Find the line with "Reproduce this chart" and the line with "const yTicks = [0, 100, 200, 300, 400, 500, 600, 700];", then repeat both of them and every line in between exactly. Omit the pictures.

● EXTRACTED INFORMATION
::::
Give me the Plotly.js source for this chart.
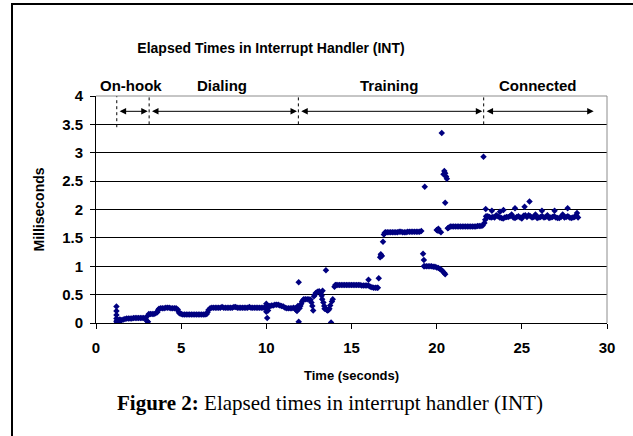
::::
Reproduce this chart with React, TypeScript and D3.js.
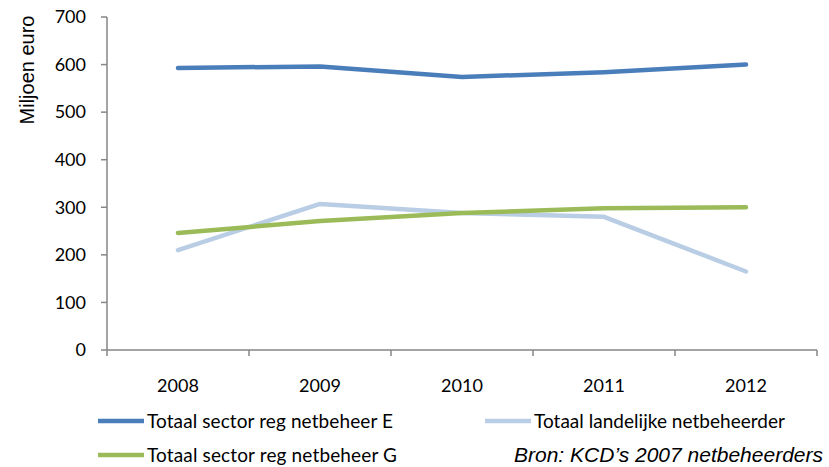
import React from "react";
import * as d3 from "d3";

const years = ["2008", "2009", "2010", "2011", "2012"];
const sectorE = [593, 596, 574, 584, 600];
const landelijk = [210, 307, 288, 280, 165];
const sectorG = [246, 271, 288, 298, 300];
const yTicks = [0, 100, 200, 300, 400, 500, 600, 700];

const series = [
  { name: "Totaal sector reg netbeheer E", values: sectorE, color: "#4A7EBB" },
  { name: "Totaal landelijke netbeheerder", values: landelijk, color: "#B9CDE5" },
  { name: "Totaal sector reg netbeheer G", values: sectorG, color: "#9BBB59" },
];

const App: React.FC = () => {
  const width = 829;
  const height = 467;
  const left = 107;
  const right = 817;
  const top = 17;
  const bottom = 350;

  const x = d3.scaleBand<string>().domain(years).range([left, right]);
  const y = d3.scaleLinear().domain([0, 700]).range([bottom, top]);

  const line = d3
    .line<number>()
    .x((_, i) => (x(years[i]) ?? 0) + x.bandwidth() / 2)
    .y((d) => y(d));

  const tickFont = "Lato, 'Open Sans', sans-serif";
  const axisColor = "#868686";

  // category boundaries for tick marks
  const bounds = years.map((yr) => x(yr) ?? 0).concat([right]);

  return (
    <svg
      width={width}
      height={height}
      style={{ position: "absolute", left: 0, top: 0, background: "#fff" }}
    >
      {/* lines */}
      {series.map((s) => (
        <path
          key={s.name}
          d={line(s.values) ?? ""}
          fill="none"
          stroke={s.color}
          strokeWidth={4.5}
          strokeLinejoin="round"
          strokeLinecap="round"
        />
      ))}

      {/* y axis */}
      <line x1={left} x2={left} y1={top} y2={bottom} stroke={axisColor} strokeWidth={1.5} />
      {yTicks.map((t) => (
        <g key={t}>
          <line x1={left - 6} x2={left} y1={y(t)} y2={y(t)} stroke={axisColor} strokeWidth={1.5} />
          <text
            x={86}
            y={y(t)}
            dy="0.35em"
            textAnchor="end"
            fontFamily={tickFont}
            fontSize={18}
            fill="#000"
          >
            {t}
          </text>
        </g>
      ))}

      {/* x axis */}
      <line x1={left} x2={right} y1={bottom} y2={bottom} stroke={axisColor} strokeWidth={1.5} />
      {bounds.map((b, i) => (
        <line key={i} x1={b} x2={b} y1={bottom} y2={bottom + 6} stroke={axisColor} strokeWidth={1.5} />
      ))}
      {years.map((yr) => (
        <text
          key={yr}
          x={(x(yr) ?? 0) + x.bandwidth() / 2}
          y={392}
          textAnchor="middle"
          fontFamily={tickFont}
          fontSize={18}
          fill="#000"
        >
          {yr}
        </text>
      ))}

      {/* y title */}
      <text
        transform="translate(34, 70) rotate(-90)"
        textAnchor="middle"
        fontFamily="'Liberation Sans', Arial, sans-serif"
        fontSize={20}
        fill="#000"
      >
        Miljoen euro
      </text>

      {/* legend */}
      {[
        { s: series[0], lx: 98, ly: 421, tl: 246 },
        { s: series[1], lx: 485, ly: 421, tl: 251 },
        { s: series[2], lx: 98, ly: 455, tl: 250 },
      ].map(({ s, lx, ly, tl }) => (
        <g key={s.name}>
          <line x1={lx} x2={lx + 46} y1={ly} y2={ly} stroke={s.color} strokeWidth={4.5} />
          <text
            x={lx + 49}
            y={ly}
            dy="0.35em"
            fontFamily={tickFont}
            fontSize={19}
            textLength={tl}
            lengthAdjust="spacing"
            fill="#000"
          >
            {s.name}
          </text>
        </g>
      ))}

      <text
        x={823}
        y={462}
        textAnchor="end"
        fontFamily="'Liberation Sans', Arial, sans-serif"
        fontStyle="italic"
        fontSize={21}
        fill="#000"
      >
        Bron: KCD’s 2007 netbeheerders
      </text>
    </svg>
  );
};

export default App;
::::
● REPLY TO THE TASK
Reproduce this chart with React, TypeScript and D3.js.
import React from "react";
import * as d3 from "d3";

const years = ["2008", "2009", "2010", "2011", "2012"];
const sectorE = [593, 596, 574, 584, 600];
const landelijk = [210, 307, 288, 280, 165];
const sectorG = [246, 271, 288, 298, 300];
const yTicks = [0, 100, 200, 300, 400, 500, 600, 700];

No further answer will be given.